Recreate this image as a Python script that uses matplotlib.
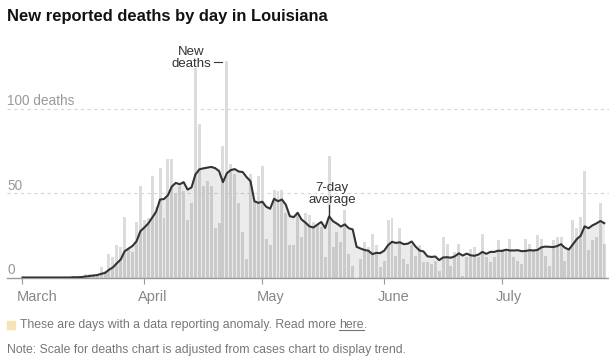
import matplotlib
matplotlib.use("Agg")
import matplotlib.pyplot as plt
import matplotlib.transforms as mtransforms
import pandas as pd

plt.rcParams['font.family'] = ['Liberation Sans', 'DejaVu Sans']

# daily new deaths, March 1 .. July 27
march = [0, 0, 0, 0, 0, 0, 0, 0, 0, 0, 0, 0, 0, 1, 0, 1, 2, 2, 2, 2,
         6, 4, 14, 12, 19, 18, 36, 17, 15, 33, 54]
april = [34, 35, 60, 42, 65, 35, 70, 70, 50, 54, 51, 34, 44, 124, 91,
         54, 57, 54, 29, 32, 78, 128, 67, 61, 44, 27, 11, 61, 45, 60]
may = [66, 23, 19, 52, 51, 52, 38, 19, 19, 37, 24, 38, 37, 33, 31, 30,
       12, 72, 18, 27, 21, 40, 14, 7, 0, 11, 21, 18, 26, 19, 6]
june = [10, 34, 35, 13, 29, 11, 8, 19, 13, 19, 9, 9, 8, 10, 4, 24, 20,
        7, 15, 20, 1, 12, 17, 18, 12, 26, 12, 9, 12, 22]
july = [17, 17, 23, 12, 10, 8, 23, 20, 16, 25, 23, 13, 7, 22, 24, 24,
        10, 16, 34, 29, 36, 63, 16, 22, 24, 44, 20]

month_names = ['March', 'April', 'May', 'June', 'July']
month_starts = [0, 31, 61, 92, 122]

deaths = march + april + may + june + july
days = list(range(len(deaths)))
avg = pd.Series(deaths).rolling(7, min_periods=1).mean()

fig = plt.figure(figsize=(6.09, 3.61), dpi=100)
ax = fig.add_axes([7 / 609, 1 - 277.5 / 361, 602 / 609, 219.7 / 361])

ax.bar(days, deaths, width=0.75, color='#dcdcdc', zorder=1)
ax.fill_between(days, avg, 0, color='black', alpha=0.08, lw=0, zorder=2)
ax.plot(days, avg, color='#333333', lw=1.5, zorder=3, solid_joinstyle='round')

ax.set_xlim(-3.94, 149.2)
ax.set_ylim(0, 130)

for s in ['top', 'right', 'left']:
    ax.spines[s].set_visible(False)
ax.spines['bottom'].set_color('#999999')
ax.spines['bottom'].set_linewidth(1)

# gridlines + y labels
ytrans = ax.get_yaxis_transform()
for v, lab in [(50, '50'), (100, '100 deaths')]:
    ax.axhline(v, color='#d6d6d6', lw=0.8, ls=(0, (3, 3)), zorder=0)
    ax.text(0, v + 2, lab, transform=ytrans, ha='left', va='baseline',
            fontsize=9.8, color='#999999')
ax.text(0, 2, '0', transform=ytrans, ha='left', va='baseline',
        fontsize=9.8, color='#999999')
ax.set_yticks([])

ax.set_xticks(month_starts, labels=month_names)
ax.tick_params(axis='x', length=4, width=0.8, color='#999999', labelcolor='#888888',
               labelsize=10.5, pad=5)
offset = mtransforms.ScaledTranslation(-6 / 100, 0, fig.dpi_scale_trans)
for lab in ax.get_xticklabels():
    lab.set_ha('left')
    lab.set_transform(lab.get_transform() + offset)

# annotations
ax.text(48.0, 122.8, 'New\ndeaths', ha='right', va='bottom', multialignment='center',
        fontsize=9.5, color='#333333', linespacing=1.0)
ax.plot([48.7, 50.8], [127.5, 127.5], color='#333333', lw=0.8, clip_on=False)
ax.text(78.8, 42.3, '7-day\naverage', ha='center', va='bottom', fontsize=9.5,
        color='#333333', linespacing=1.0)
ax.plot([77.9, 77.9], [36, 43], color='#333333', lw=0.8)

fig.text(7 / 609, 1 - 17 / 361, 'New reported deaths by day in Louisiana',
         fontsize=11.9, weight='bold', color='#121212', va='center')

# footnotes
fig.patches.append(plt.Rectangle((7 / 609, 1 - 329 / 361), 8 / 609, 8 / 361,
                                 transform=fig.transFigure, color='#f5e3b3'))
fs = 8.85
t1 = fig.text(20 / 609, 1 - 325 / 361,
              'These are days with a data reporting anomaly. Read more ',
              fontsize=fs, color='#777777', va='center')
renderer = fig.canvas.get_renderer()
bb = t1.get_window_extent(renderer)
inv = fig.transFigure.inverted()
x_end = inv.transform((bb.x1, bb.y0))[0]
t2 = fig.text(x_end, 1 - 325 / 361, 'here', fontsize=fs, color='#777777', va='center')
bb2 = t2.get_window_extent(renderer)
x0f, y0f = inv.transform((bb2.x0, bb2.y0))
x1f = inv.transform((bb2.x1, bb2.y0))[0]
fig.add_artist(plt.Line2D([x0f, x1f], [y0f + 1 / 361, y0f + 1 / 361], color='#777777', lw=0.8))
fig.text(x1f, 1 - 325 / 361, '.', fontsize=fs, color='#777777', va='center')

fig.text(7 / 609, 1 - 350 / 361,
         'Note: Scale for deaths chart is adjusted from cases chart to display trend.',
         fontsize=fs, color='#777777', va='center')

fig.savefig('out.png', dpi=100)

§ **Stated exercise**: Transcribe the opening line of the listing above, please, and every line after it through the line with "plt.rcParams['font.family'] = ['Liberation", word for word, without pictures.

§ **Solution**:
Recreate this image as a Python script that uses matplotlib.
import matplotlib
matplotlib.use("Agg")
import matplotlib.pyplot as plt
import matplotlib.transforms as mtransforms
import pandas as pd

plt.rcParams['font.family'] = ['Liberation Sans', 'DejaVu Sans']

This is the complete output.